There might be a slight perf hit to doing it this way here as opposed to the original due to extra copying but probably negligible.

corneliusroemer commented 2 days ago

Ah this is actually super easy to unit test now, easier than before - one extra advantage of this new organization

corneliusroemer commented 2 days ago

@fengelniederhammer I've adapted the unit tests and made a function name more precise (it also filters out extra fields that are not in the schema but in the metadata) - how does this look to you? Happy for you to merge this in.

See: https://github.com/loculus-project/loculus/pull/3241/commits/1d90b9ed5449a29db76bb7d038e1764a1a00e6c5

fengelniederhammer commented 2 days ago

I added a commit to use Hamcrest matchers, because they provide better assertion errors than assertTrue. Looks good to me :+1:

fengelniederhammer commented 2 days ago

There might be a slight perf hit to doing it this way here as opposed to the original due to extra copying but probably negligible.
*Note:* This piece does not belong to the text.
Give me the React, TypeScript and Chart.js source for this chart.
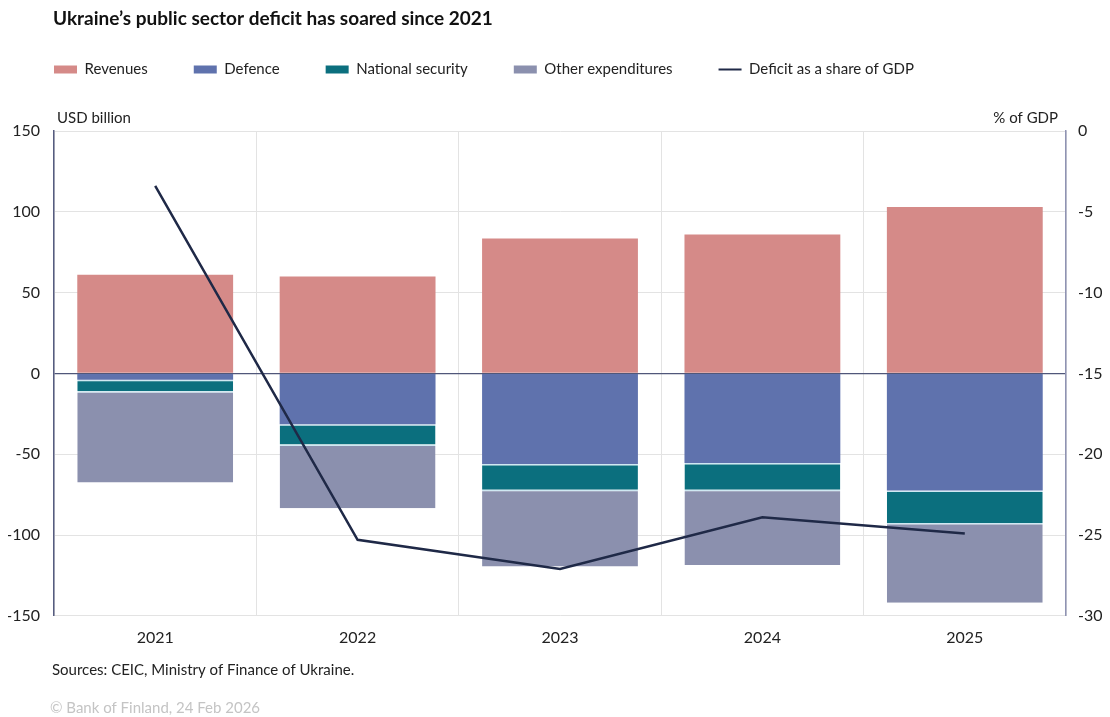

According to the docs, copy does not copy in the sense of "copying memory", so I think there is actually no performance impact. (The method name is misleading if you're used to Rust or C++)

Use the copy() function to copy an object, allowing you to alter some of its properties while keeping the rest unchanged.

https://kotlinlang.org/docs/data-classes.html#copying

corneliusroemer commented 2 days ago

Very nice, thanks! I see, makes sense that it's a CreateOnWrite (cow) under the hood or something like that.